• **GIVEN MATERIAL**:
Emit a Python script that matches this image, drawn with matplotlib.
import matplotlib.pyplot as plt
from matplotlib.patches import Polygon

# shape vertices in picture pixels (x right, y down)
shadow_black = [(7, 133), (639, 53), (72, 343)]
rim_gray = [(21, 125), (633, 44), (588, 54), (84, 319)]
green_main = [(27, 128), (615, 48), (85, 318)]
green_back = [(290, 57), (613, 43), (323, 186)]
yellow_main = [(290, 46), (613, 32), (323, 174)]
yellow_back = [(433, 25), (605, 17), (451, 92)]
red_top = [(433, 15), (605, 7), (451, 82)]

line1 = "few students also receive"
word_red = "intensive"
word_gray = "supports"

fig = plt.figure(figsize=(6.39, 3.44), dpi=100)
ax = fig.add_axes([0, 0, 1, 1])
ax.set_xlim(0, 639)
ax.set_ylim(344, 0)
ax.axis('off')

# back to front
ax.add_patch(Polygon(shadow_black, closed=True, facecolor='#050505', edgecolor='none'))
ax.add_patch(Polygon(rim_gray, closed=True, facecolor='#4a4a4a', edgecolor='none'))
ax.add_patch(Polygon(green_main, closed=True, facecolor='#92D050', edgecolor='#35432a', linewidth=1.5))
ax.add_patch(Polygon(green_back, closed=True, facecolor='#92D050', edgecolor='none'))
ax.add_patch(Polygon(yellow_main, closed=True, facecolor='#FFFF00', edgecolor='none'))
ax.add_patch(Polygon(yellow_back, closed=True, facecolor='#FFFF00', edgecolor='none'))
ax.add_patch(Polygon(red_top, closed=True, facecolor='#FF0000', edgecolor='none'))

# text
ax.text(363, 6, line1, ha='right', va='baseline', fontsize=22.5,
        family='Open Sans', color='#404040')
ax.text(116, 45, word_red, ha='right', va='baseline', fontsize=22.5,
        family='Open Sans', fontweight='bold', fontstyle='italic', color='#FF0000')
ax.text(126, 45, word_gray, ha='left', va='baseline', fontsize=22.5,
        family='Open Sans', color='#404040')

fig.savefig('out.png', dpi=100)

• **INSTRUCTIONS FOR THE TASK**: Restate word for word only the lines running from the beginning of the data to the line holding "ax.axis('off')", both included.

• **CORRECT RESPONSE**:
Emit a Python script that matches this image, drawn with matplotlib.
import matplotlib.pyplot as plt
from matplotlib.patches import Polygon

# shape vertices in picture pixels (x right, y down)
shadow_black = [(7, 133), (639, 53), (72, 343)]
rim_gray = [(21, 125), (633, 44), (588, 54), (84, 319)]
green_main = [(27, 128), (615, 48), (85, 318)]
green_back = [(290, 57), (613, 43), (323, 186)]
yellow_main = [(290, 46), (613, 32), (323, 174)]
yellow_back = [(433, 25), (605, 17), (451, 92)]
red_top = [(433, 15), (605, 7), (451, 82)]

line1 = "few students also receive"
word_red = "intensive"
word_gray = "supports"

fig = plt.figure(figsize=(6.39, 3.44), dpi=100)
ax = fig.add_axes([0, 0, 1, 1])
ax.set_xlim(0, 639)
ax.set_ylim(344, 0)
ax.axis('off')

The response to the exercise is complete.